The Facts of Life: how to look at readers’ comments on the NYT

For the most part, I don’t use this blog to write about politics because zillions of other people do it and a lot of them express themselves much better than I can.

But I have become greatly fascinated by readers of the news gather information, evaluate and distinguish fact from opinion, and, having done that work, develop and express their own opinions.

For quite a while I’ve been avidly reading those opinions–in the form of letters to the editor–both in the Daily News and the Times.

I’m hooked on ’em. Addicted. I blame the Times, which can attach as many as 4000 comments to an article, for wasting at least an hour of my day in reading their readers’ opinions of stuff and even occasionally, in frustration, replying.

Frustration…how ill-informed–or, rather, superficially informed–so many readers are. They have opinions, yeah, but opinions based on a stunning level of ignorance about so many things: government, politics, propaganda, the character of politicians, and on and on.

They declaim “facts” that are not facts, anecdotal stuff in lieu of facts–“millions of people think the way I do”–and statements like, “Trust me,” and the incessant claim of “I am not a racist.” My automatic reaction: no, I don’t trust you, and if you need to say you’re not a racist, you’re a racist.

If you start your comment with “I didn’t vote for Trump,” or “I think Trump is deplorable,” you voted for Trump. (This particular qualifying insertion began to show up around February–after Trump proved that what he was would not be modified by his new position. The more outrageous his behavior, the more frequent the “I didn’t vote for Trump” modifiers.)

It’s clear to me that many of the opinionators haven’t read the articles at all. What they’ve read are the headlines.

When I read any news articles, I do what I learned to do in high school: I peel off the pejorative language to get the facts.

But a lot of people do not. Who are they? Several notions: they have been assigned by the fake news media they consume to attack real news media–maybe they’ve even been given a script by the Breitbart consortium or one of Murdoch’s propaganda entities? I don’t listen to or read these sources (except when I run into them on Twitter) so I can’t claim this assignment thingee as a fact. I’m inferring it only because the comments use the same phrases, and the commenters do not identify themselves.

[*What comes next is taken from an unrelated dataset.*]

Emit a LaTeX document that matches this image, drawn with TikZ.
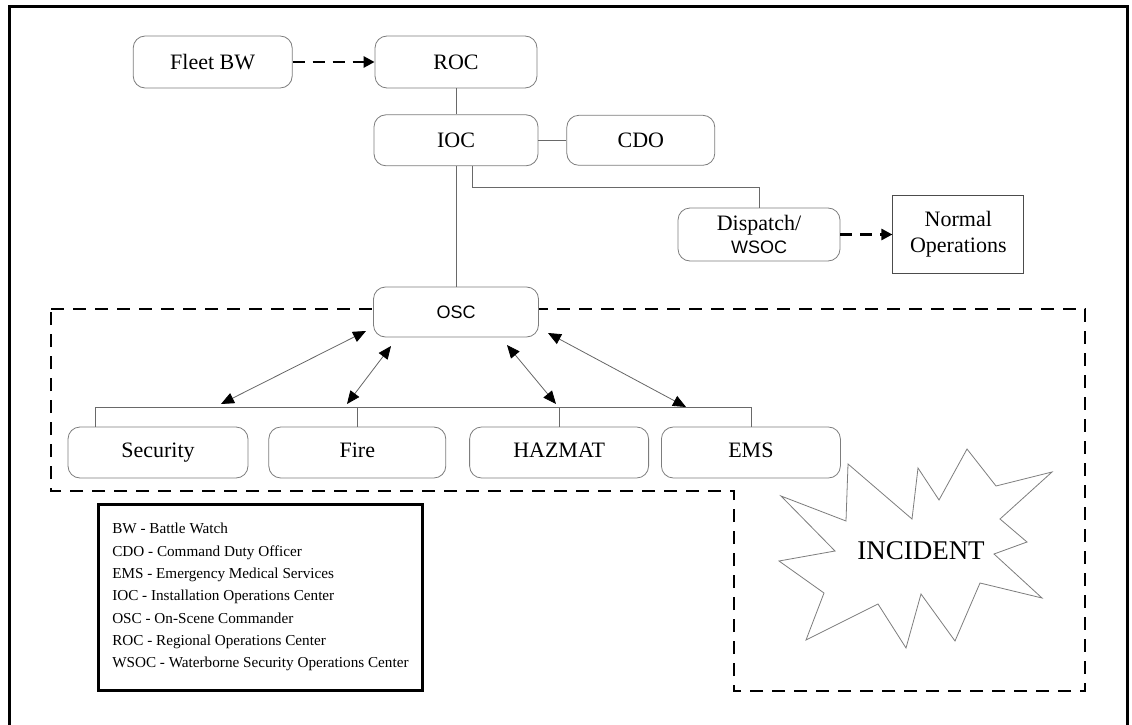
\documentclass[tikz,border=0pt]{standalone}
\usepackage{fontspec}
\setmainfont{Liberation Serif}
\setsansfont{Liberation Sans}
\usetikzlibrary{arrows.meta, positioning, calc, backgrounds}
\definecolor{boxline}{RGB}{125, 125, 125}
\definecolor{linkcolor}{RGB}{105, 105, 105}
\definecolor{framecolor}{RGB}{0, 0, 0}
\tikzset{
  unit/.style={rectangle, rounded corners=12pt, minimum width=162pt, minimum height=52pt, inner sep=0pt, align=center, fill=white, draw=boxline, line width=0.8pt, font=\fontsize{22}{26}\selectfont},
  teamunit/.style={unit, minimum width=179pt, minimum height=51pt, text height=15pt, text depth=5pt},
  sfunit/.style={unit, font=\sffamily\fontsize{18}{22}\selectfont},
  plainbox/.style={unit, rounded corners=0pt, draw=black!70},
  link/.style={draw=linkcolor, line width=0.8pt},
  duallink/.style={draw=black!60, line width=0.8pt, {Triangle[length=13pt,width=11pt,color=black]}-{Triangle[length=13pt,width=11pt,color=black]}},
  dasharr/.style={-{Triangle[length=11pt,width=11pt]}, line width=2.6pt, dash pattern=on 12pt off 8pt},
  zone/.style={line width=2.8pt, dash pattern=on 13pt off 9pt},
  legendbox/.style={rectangle, draw=framecolor, line width=2.5pt, fill=white, align=left, inner xsep=14pt, inner ysep=0pt, minimum width=320pt, minimum height=186pt, font=\fontsize{15.2}{22.3}\selectfont},
  burst/.style={draw=boxline, line width=0.8pt, fill=white}
}

\begin{document}
\begin{tikzpicture}[x=1pt, y=-1pt]

  \useasboundingbox (0,0) rectangle (1132,725);
  \draw[line width=3pt, color=framecolor] (9,725) -- (9,7) -- (1127,7) -- (1127,725);

  \node[unit] (roc) at (456,62) {ROC};
  \node[unit, minimum width=159pt, left=82pt of roc] (fleet) {Fleet BW};
  \node[unit, minimum width=164pt, minimum height=51pt, below=26pt of roc] (ioc) {IOC};
  \node[unit, minimum width=148pt, minimum height=50pt, right=28pt of ioc] (cdo) {CDO};

  \node[unit, minimum height=53pt] (dispatch) at (759,234.5) {Dispatch/\\[-3pt]{\sffamily\fontsize{18}{22}\selectfont WSOC}};
  \node[plainbox, minimum width=131pt, minimum height=78pt, right=52pt of dispatch] (normal) {Normal\\Operations};

  \node[sfunit, minimum width=165pt, minimum height=50pt] (osc) at (456,312) {OSC};

  \node[teamunit, minimum width=180pt] (sec) at (158,452.5) {Security};
  \node[teamunit, minimum width=177pt, right=20pt of sec] (fire) {Fire};
  \node[teamunit, right=23pt of fire] (haz) {HAZMAT};
  \node[teamunit, right=12pt of haz] (ems) {EMS};

  % chain of command
  \draw[link] (roc) -- (ioc);
  \draw[link] (ioc) -- (cdo);
  \draw[link] (ioc) -- (osc);
  \draw[link] ($(ioc.south)+(16,0)$) -- ++(0,21) -| (dispatch.north);
  \draw[dasharr] (fleet) -- (roc);
  \draw[dasharr] (dispatch) -- (normal);

  % responders
  \draw[link] ($(sec.north west)+(28,0)$) -- ++(0,-19) -| (ems.north);
  \draw[link] (fire.north) -- ++(0,-19);
  \draw[link] (haz.north) -- ++(0,-19);

  \coordinate (o1) at (366,331);
  \coordinate (o2) at (391,346);
  \coordinate (o3) at (507,345);
  \coordinate (o4) at (548,333);
  \coordinate (b1) at (221,404);
  \coordinate (b2) at (347,404);
  \coordinate (b3) at (556,404);
  \coordinate (b4) at (686,407);
  \draw[duallink] (o1) -- (b1);
  \draw[duallink] (o2) -- (b2);
  \draw[duallink] (o3) -- (b3);
  \draw[duallink] (o4) -- (b4);

  % incident
  \draw[burst] plot coordinates {(848,464) (912,519) (918,468) (939,500) (967,449) (996,486)
    (1052,472) (1000,519) (1027,542) (994,554) (1042,598) (980,583) (955,641) (921,594)
    (906,648) (878,604) (806,640) (824,593) (779,561) (835,551) (781,496) (846,521)} -- cycle;
  \node[font=\fontsize{27}{30}\selectfont] (incident) at (921,551) {INCIDENT};

  \node[legendbox, anchor=north west] (legend) at (97,503) {BW - Battle Watch\\
    CDO - Command Duty Officer\\
    EMS - Emergency Medical Services\\
    IOC - Installation Operations Center\\
    OSC - On-Scene Commander\\
    ROC - Regional Operations Center\\
    WSOC - Waterborne Security Operations Center};

  \begin{scope}[on background layer]
    \draw[zone] (51,309) -- (1085,309) -- (1085,691) -- (734,691) -- (734,491) -- (51,491) -- cycle;
  \end{scope}

\end{tikzpicture}
\end{document}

Re identification: when I see repetitive comments identified solely by first names like “Jim” who says he lives in “Boston,” I’m guessing that all other first name identities from blue state areas are from the same person whose little fingers are busy on the keyboard, pasting in the same comment–with a few lazy modifications so it doesn’t look like one person wrote it. Which he did, and yes, “Jim,” I’m naming names and the names are “Jim.”

“Jim” is trying to make it seem that out of, say, 1000 comments agreeing with the Times,  there are, gee, eight arguing against it. You know, “fair and balanced.” (“Jim” doesn’t seem to realize that Fox has dropped “fair and balanced” as its slogan, around the time it fired its cohort of sexual harassers, the chief of whom had the grace to die shortly thereafter.)

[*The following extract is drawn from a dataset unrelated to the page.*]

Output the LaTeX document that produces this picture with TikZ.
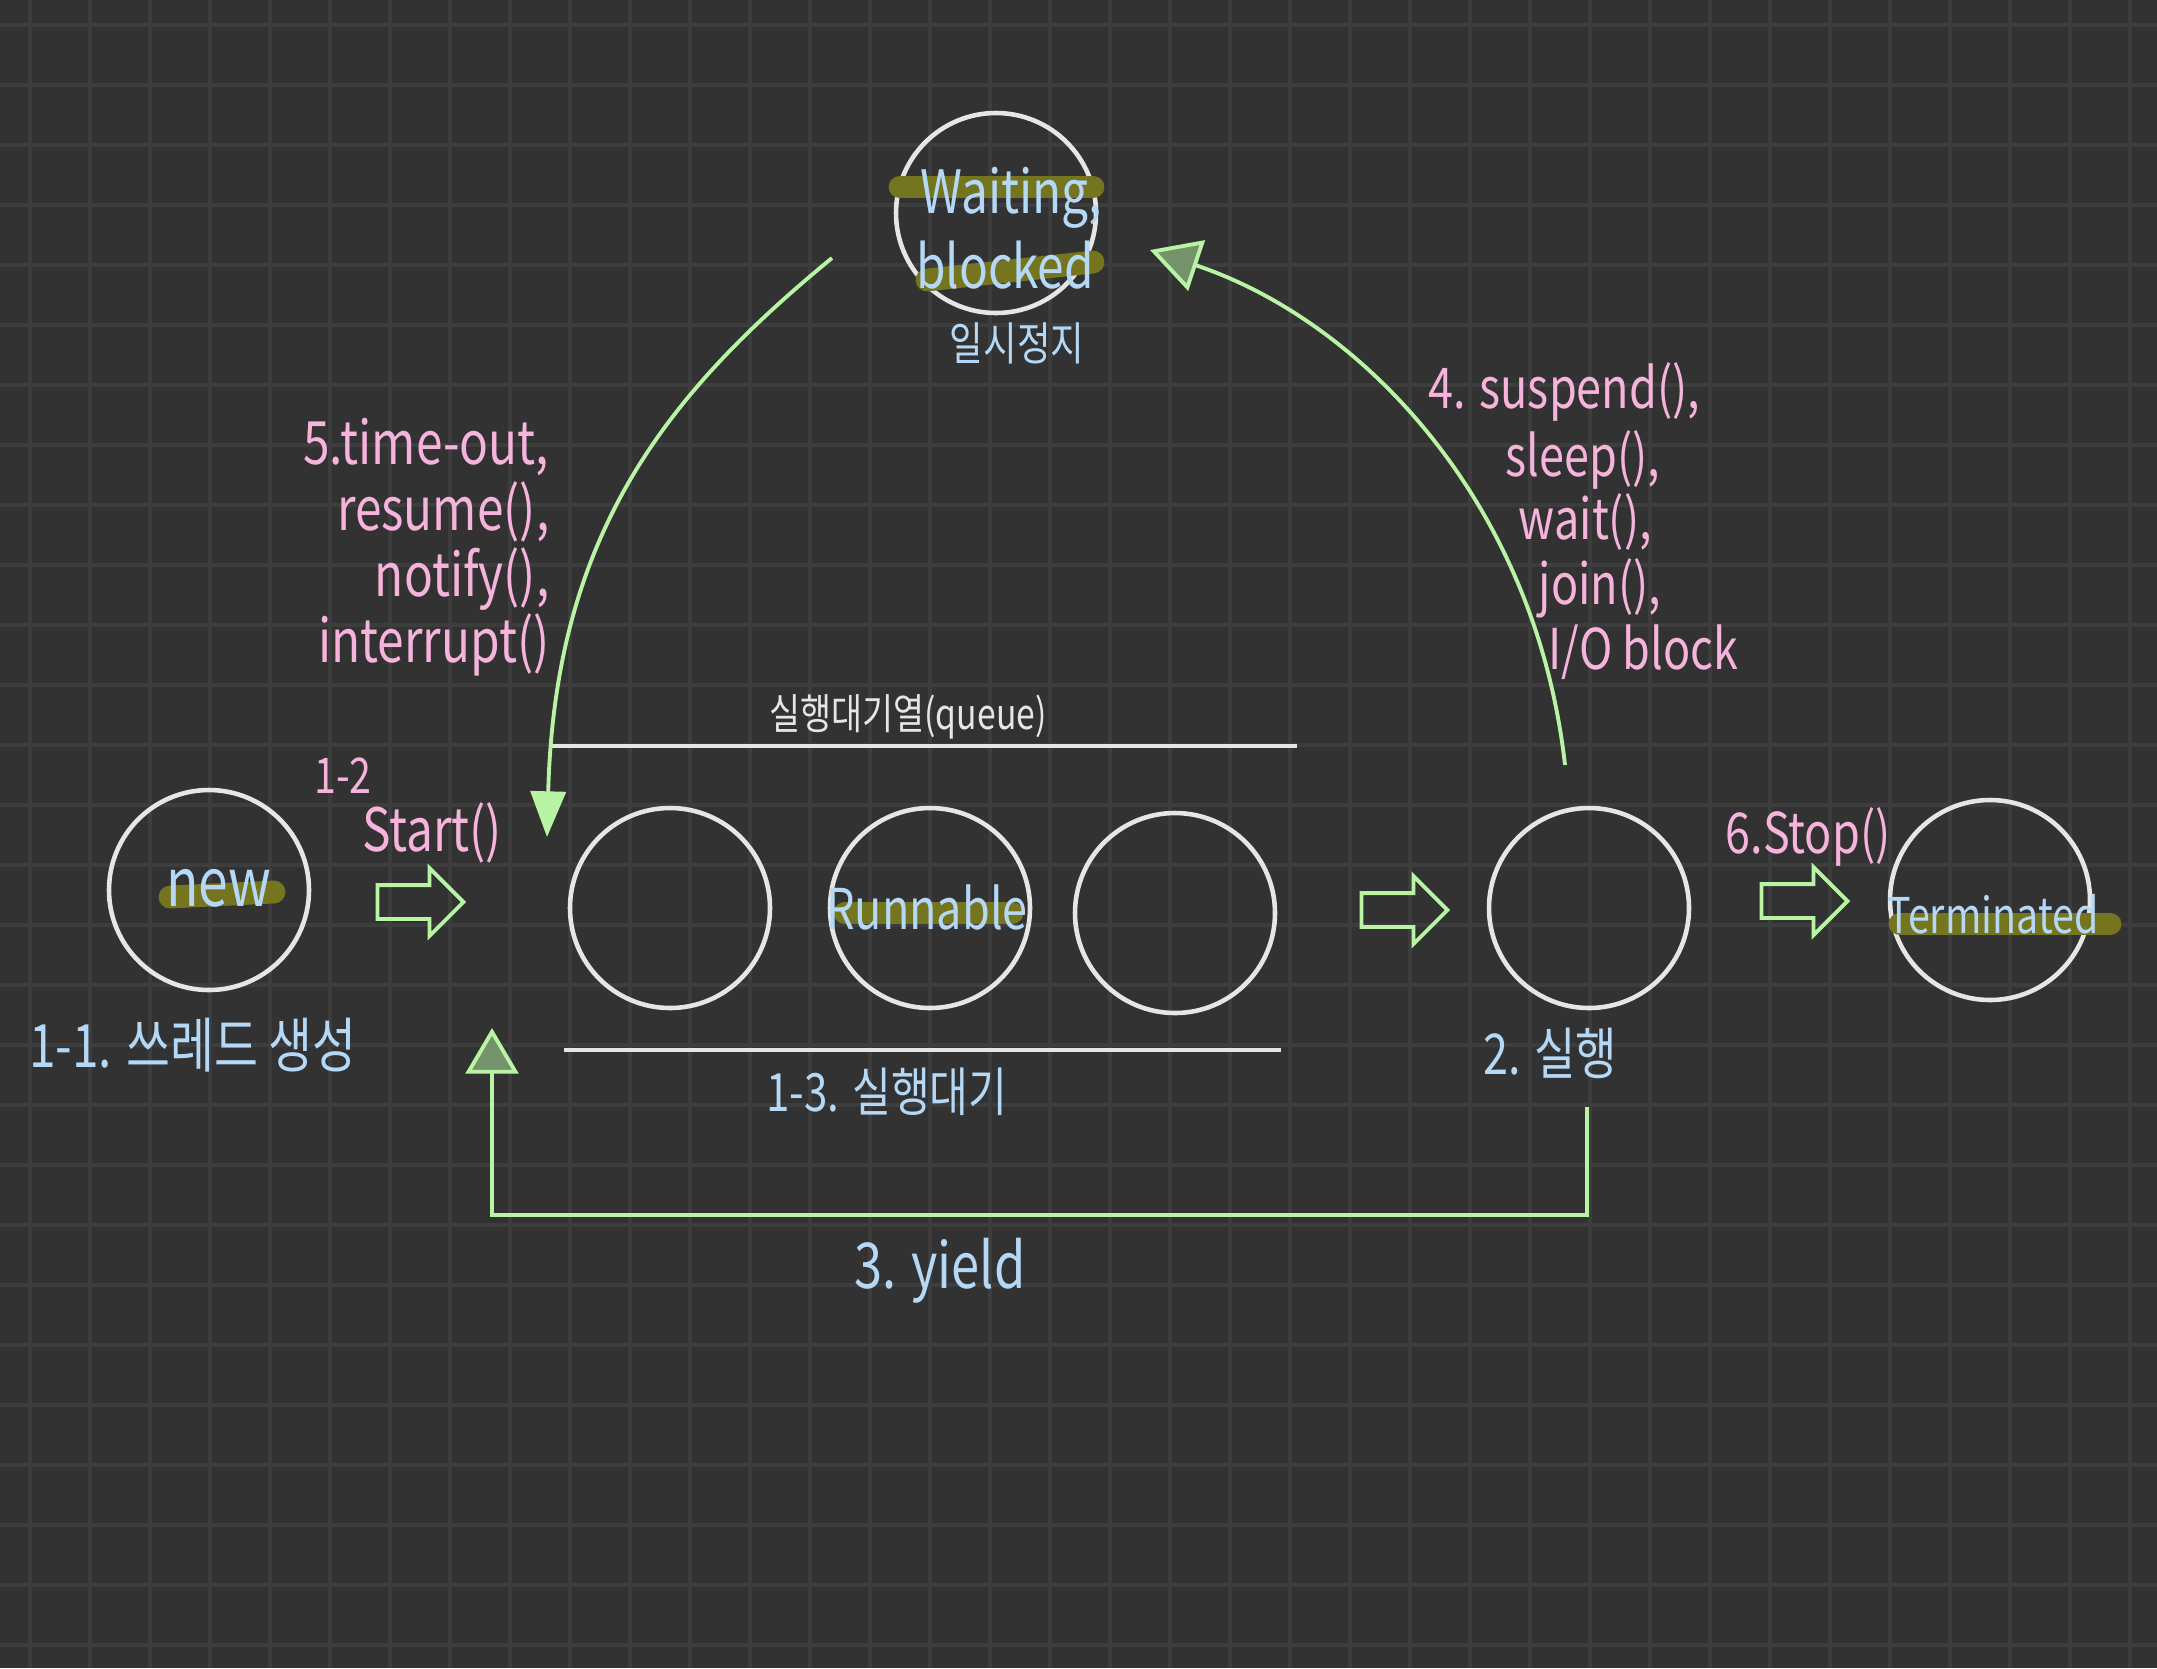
\documentclass[tikz,border=0pt]{standalone}
\usepackage{fontspec}
\setmainfont[FakeStretch=0.8]{Noto Sans CJK KR}
\usetikzlibrary{arrows.meta,shapes.arrows}

\definecolor{bgc}{HTML}{323232}
\definecolor{gridc}{HTML}{3D3D3D}
\definecolor{penwhite}{HTML}{E6E6E6}
\definecolor{pengreen}{HTML}{B8F4A4}
\definecolor{penpink}{HTML}{F6B4DC}
\definecolor{penblue}{HTML}{B4D8F6}
\definecolor{marker}{HTML}{75741F}

\newcommand{\hw}[1]{\fontsize{#1}{#1}\selectfont}

\tikzset{
    thread/.style={circle, draw=penwhite, line width=1.3pt, minimum size=2cm, inner sep=0pt},
    bigarrow/.style={single arrow, draw=pengreen, line width=1.1pt, inner sep=0pt,
                     text height=0.15cm, text depth=0.15cm, text width=0pt,
                     minimum height=0.86cm, single arrow head extend=0.17cm},
    flow/.style={pengreen, line width=1.1pt},
    hilite/.style={marker, line width=6.5pt, line cap=round},
    queueline/.style={penwhite, line width=1.2pt},
    bluetxt/.style={text=penblue, inner sep=0pt},
    pinktxt/.style={text=penpink, inner sep=0pt},
}

\begin{document}
\begin{tikzpicture}

    %----- PAPER -----
    \useasboundingbox (0,0) rectangle (21.57,-16.68);
    \fill[bgc] (0,0) rectangle (21.57,-16.68);
    \foreach \gx in {0,...,35}
        \draw[gridc, line width=0.9pt] ({0.3+0.6*\gx},0) -- ++(0,-16.68);
    \foreach \gy in {0,...,27}
        \draw[gridc, line width=0.9pt] (0,{-0.25-0.6*\gy}) -- ++(21.57,0);

    %----- STATES -----
    \node[thread] (new)  at (2.09,-8.90)  {};
    \node[thread] (q1)   at (6.70,-9.08)  {};
    \node[thread] (q2)   at (9.30,-9.08)  {};
    \node[thread] (q3)   at (11.75,-9.13) {};
    \node[thread] (run)  at (15.89,-9.08) {};
    \node[thread] (term) at (19.90,-9.00) {};
    \node[thread] (wait) at (9.96,-2.13)  {};

    %----- MARKER STROKES (under the names) -----
    \draw[hilite] (1.70,-8.97) -- (2.74,-8.92);
    \draw[hilite] (8.45,-9.13) -- (10.12,-9.13);
    \draw[hilite] (19.00,-9.24) -- (21.10,-9.24);
    \draw[hilite] (9.00,-1.87) -- (10.93,-1.87);
    \draw[hilite] (9.27,-2.80) -- (10.93,-2.62);

    %----- STATE NAMES -----
    \node[bluetxt, font=\hw{19}] (newtxt)   at (2.19,-8.88)  {new};
    \node[bluetxt, font=\hw{16}] (q2txt)    at (9.27,-9.07)  {Runnable};
    \node[bluetxt, font=\hw{14}] (termtxt)  at (19.93,-9.14) {Terminated};
    \node[bluetxt, font=\hw{17}] (waittxt)  at (10.11,-1.98) {Waiting,};
    \node[bluetxt, font=\hw{17}] (blocktxt) at (10.05,-2.65) {blocked};
    \node[bluetxt, font=\hw{13}] (pausetxt) at (10.17,-3.43) {일시정지};

    %----- QUEUE -----
    \draw[queueline] (5.50,-7.46) -- (12.97,-7.46);
    \draw[queueline] (5.64,-10.50) -- (12.81,-10.50);
    \node[text=penwhite, inner sep=0pt, font=\hw{12}] (queuetxt) at (9.08,-7.17) {실행대기열(queue)};
    \node[bluetxt, font=\hw{15}] (readytxt) at (8.87,-10.92) {1-3. 실행대기};

    %----- STEP LABELS -----
    \node[bluetxt, font=\hw{17}] (createtxt) at (1.93,-10.45) {1-1. 쓰레드 생성};
    \node[pinktxt, font=\hw{14}] (startnum)  at (3.43,-7.76)  {1-2};
    \node[pinktxt, font=\hw{17}] (starttxt)  at (4.32,-8.33)  {Start()};
    \node[bluetxt, font=\hw{16}] (runtxt)    at (15.50,-10.53) {2. 실행};
    \node[bluetxt, font=\hw{18}] (yieldtxt)  at (9.40,-12.71) {3. yield};
    \node[pinktxt, font=\hw{16}] (stoptxt)   at (18.08,-8.37) {6.Stop()};

    \node[pinktxt, font=\fontsize{17}{18.8}\selectfont, align=right, anchor=north east]
        (resumetxt) at (5.50,-4.17)
        {5.time-out,\\ resume(),\\ notify(),\\ interrupt()};

    \node[pinktxt, font=\hw{16}, anchor=west] (sus1) at (14.28,-3.92) {4. suspend(),};
    \node[pinktxt, font=\hw{16}, anchor=west] (sus2) at (15.05,-4.60) {sleep(),};
    \node[pinktxt, font=\hw{16}, anchor=west] (sus3) at (15.18,-5.22) {wait(),};
    \node[pinktxt, font=\hw{16}, anchor=west] (sus4) at (15.38,-5.88) {join(),};
    \node[pinktxt, font=\hw{16}, anchor=west] (sus5) at (15.48,-6.52) {I/O block};

    %----- BLOCK ARROWS -----
    \node[bigarrow] (toq)   at (4.12,-9.02)  {};
    \node[bigarrow] (torun) at (13.96,-9.10) {};
    \node[bigarrow] (toend) at (17.96,-9.01) {};

    %----- WAITING <-> RUNNABLE -----
    \coordinate (resumefrom)  at (8.32,-2.58);
    \coordinate (resumeto)    at (5.47,-8.37);
    \coordinate (suspendfrom) at (15.65,-7.65);
    \coordinate (suspendto)   at (11.50,-2.50);

    \draw[flow, -{Triangle[length=13pt, width=10pt]}]
        (resumefrom) .. controls (6.65,-3.95) and (5.55,-5.35) .. (resumeto);

    \draw[flow, -{Triangle[length=14pt, width=15pt, fill=pengreen!50!bgc]}]
        (suspendfrom) .. controls (15.35,-5.00) and (13.60,-3.20) .. (suspendto);

    %----- YIELD LOOP -----
    \coordinate (yieldfrom) at (15.87,-11.07);
    \coordinate (yieldto)   at (4.92,-10.28);

    \draw[flow, -{Triangle[length=13pt, width=15pt, fill=pengreen!50!bgc]}]
        (yieldfrom) -- (15.87,-12.15) -| (yieldto);

\end{tikzpicture}
\end{document}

For a while–back before the Russia Connection began to make headlines–I assumed some of these comments were Russian trolls engaged in their cyber disinformation campaign, or Russian troll-wanna-bes, who were in effect pitching their wares to Kremlin-controlled cyberwar groups. (How much does the Kremlin pay them? Anyone know? Do they pay by the word?)

How could I tell? First, the anodyne names and locations. (See above, re “Jim” and “Boston”.) Except the Russian trolls skipped around the country. Minnesota figures big with these dorks. I guess they’re looking at maps of the USA and throwing darts to get mid-America locations. Some of these trolls (the wanna-bes?) are too ignorant to stay away from dark red states like Nebraska.

Then there’s the language and spelling. I began to pick up “judgement” as a quick way of labeling the opinion as not from “Jim” from “Grand Rapids.” (Note to all Russian Jims: not even the Brits still spell “judgment” with an “e” stuck in there. Although if you read this and decide to change your spelling habits, I’ll still skewer you. I have superpowers.)

The third choice is the obvious one: these are people who do not know how to direct their amorphous rage properly and effectively and have little shame about displaying its naked version, albeit enough shame to use fake names and locations.

Shame. A propellant toward acquiring knowledge and double-checking your sources. And putting some clothes on!